Kawasan industri seperti Batang, Kendal, dan Karawang kini menjadi primadona baru bagi calon investor asing. Namun, Indonesia tetap harus bersaing dengan negara tetangga seperti Vietnam dan Thailand yang juga agresif menarik investasi.
Peluang Ekspor ke AS
Seiring dengan menurunnya volume impor AS dari China, Indonesia berkesempatan mengisi kekosongan pasar, terutama untuk produk seperti furnitur, tekstil, sepatu, makanan olahan, dan elektronik ringan.
Namun, berdasarkan laporan Reuters (14 April 2025), pemerintah AS sempat menerapkan tarif sebesar 32% terhadap barang ekspor dari Indonesia, yang kini tengah ditangguhkan selama 90 hari untuk negosiasi lebih lanjut.
Sementara itu, dalam laporan terbaru Axios (April 2025), banyak perusahaan besar berupaya mendiversifikasi rantai pasok agar tidak bergantung penuh pada China. Indonesia dapat mengambil peran sebagai pemasok alternatif, terutama di bidang komponen, bahan baku, dan manufaktur perakitan.

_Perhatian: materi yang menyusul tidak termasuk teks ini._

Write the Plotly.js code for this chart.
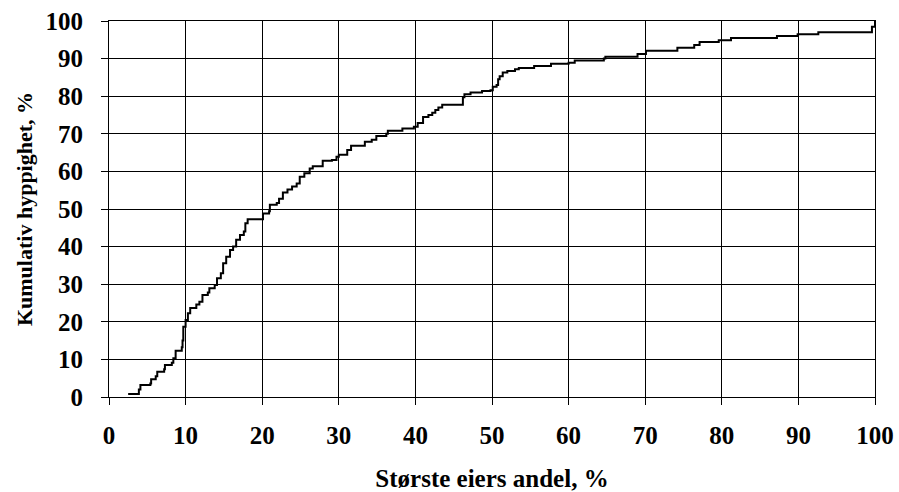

Namun, keputusan AS untuk memperluas tarif terhadap negara-negara Asia Tenggara menjadi tantangan tersendiri. Strategi Indonesia harus cermat agar tidak terjebak dalam konflik perdagangan besar dua kekuatan ekonomi dunia tersebut.
Strategi Diplomasi
Pemerintah Indonesia pun telah mengambil langkah strategis. Berdasarkan laporan Reuters (8 April 2025), Indonesia mengumumkan konsesi perdagangan kepada AS, termasuk pengurangan tarif pada produk elektronik dan baja, sebagai upaya menjaga hubungan bilateral dan mendorong masuknya ekspor nasional ke pasar Amerika.
Langkah diplomasi ini menunjukkan pendekatan netral Indonesia di tengah konflik, sekaligus memperkuat posisi dalam percaturan ekonomi global.
Untuk memaksimalkan peluang tersebut, para ahli menyarankan Indonesia fokus pada tiga yakni penyederhanaan regulasi investasi, peningkatan kualitas SDM industri, serta pembangunan infrastruktur logistik yang efisien dan terintegrasi.
Peluang emas ini tidak datang dua kali. Di tengah gejolak ekonomi global, Indonesia bisa tampil sebagai pemenang, dengan catatan harus bisa bergerak cepat dan tepat.